Don't laugh. Boing Boing here goes where "elite" media fear to tiptoe, let alone tread.

The subject was the 200th episode of "South Park," which, in unusually clean if satirical fashion, focused on Islam's fanatical, and, to Western sensibilities, ridiculous prohibitions on depictions and criticism of Muhammad, who is at one point presented in a bear suit. (Now you can laugh.)

Stone continued: "It's like, if everyone would have just, like, normally they do in the news organizations, just printed the cartoons -"

"Everyone would have rallied together," interjected Parker.

"Now that guy [Westergaard] has to be hiding and all this [bleep] because everyone just kind of left him out to dry. It's a big problem when you have the New York Times and Comedy Central and Viacom basically just [wimping] out on it. It's just sad. I was, like, really sad about the whole thing."
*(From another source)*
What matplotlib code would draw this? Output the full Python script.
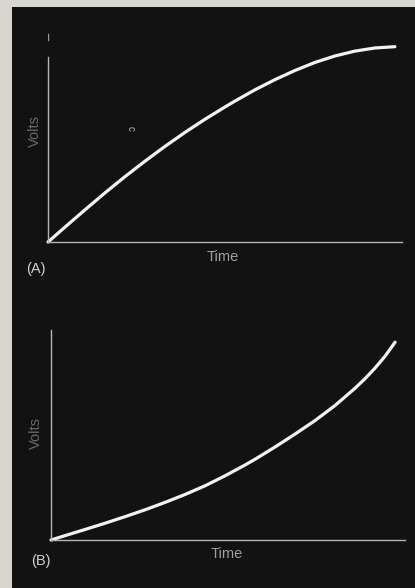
import matplotlib
matplotlib.use("Agg")
import matplotlib.pyplot as plt
from matplotlib.patches import Rectangle

# Panel A: voltage rising and levelling off (concave)
time_a = [0.0, 0.48, 1.05, 1.61, 2.18, 2.74, 3.31, 3.87, 4.44, 5.00, 5.28, 5.85,
          6.41, 6.98, 7.54, 8.11, 8.67, 9.24, 9.80]
volts_a = [0.0, 0.71, 1.54, 2.34, 3.12, 3.85, 4.56, 5.22, 5.85, 6.43, 6.71, 7.25,
           7.73, 8.17, 8.55, 8.86, 9.09, 9.24, 9.30]

# Panel B: voltage rising faster and faster (convex)
time_b = [0.0, 0.40, 0.96, 1.53, 2.09, 2.66, 3.22, 3.79, 4.35, 4.92, 5.48, 5.76,
          6.33, 6.89, 7.46, 8.02, 8.59, 8.87, 9.15, 9.44, 9.72]
volts_b = [0.0, 0.21, 0.50, 0.80, 1.11, 1.44, 1.79, 2.17, 2.58, 3.06, 3.57, 3.84,
           4.43, 5.04, 5.69, 6.40, 7.23, 7.68, 8.18, 8.76, 9.42]

panel_labels = ["(A)", "(B)"]
x_labels = ["Time", "Time"]
y_labels = ["Volts", "Volts"]

W, H = 415, 588
fig = plt.figure(figsize=(W / 100, H / 100), dpi=100)
fig.patch.set_facecolor("#d9d6cf")
fig.add_artist(Rectangle((12 / W, 0), 1 - 12 / W, 1 - 7 / H, transform=fig.transFigure,
                         facecolor="#121212", edgecolor="none", zorder=0))

def fx(px):
    return px / W

def fy(py):
    return 1 - py / H

def make_axes(left, right, bottom, top):
    ax = fig.add_axes([fx(left), fy(bottom), fx(right) - fx(left), fy(top) - fy(bottom)])
    ax.set_facecolor("none")
    ax.set_xlim(0, 10)
    ax.set_ylim(0, 10)
    for s in ["top", "right"]:
        ax.spines[s].set_visible(False)
    for s in ["left", "bottom"]:
        ax.spines[s].set_color("#b5b5b5")
        ax.spines[s].set_linewidth(1.0)
    ax.set_xticks([])
    ax.set_yticks([])
    return ax

font = ["Liberation Sans", "DejaVu Sans"]

# Panel A
ax_a = make_axes(48, 402, 242, 32)
ax_a.spines["left"].set_bounds(0, 8.8)
ax_a.axvline(0, ymin=0.96, ymax=0.99, color="#9a9a9a", lw=1.0)
ax_a.plot(time_a, volts_a, color="#f2f2f2", lw=2.3, solid_capstyle="round",
          solid_joinstyle="round", clip_on=False)

# Panel B
ax_b = make_axes(51, 405, 540, 330)
ax_b.plot(time_b, volts_b, color="#f2f2f2", lw=2.3, solid_capstyle="round",
          solid_joinstyle="round", clip_on=False)

# texts
fig.text(fx(35), fy(131), y_labels[0], rotation=90, color="#6a6a6a", fontsize=10.5,
         family=font, ha="center", va="center")
fig.text(fx(223), fy(257), x_labels[0], color="#a0a0a0", fontsize=10.5,
         family=font, ha="center", va="center")
fig.text(fx(36), fy(269), panel_labels[0], color="#d0d0d0", fontsize=10.5,
         family=font, ha="center", va="center")
fig.text(fx(131), fy(128), "c", rotation=270, color="#bdbdbd", fontsize=7,
         family=font, ha="center", va="center")

fig.text(fx(36), fy(433), y_labels[1], rotation=90, color="#6a6a6a", fontsize=10.5,
         family=font, ha="center", va="center")
fig.text(fx(227), fy(554), x_labels[1], color="#a0a0a0", fontsize=10.5,
         family=font, ha="center", va="center")
fig.text(fx(41), fy(561), panel_labels[1], color="#d0d0d0", fontsize=10.5,
         family=font, ha="center", va="center")

fig.savefig("out.png", dpi=100, facecolor=fig.get_facecolor())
This -- despite the grubby Valspeak-ish patois of the astronomically successful Hollywood postmodern -- is a singularly powerful statement. It is powerful in its sincerity, and it is singular in its, well, singularity.

No other American "name" I can think of, no one tops in pop culture, has spoken out against (or even mentioned) the Islamic threat to Western freedom of expression as exemplified by the Sharia dictates against "Motooning." Certainly no one has produced creative content about it.

Rather, such dictates have been religiously followed -- no pun whatsoever intended -- just as though our society were itself officially Islamic. This makes "South Park's" message the closest thing yet to a mainstream declaration of independence from Sharia. For rejecting both the threat of violence and the emotional blackmail emanating from Islam over critiquing Islam's prophet, the two "South Park" creators deserve a medal.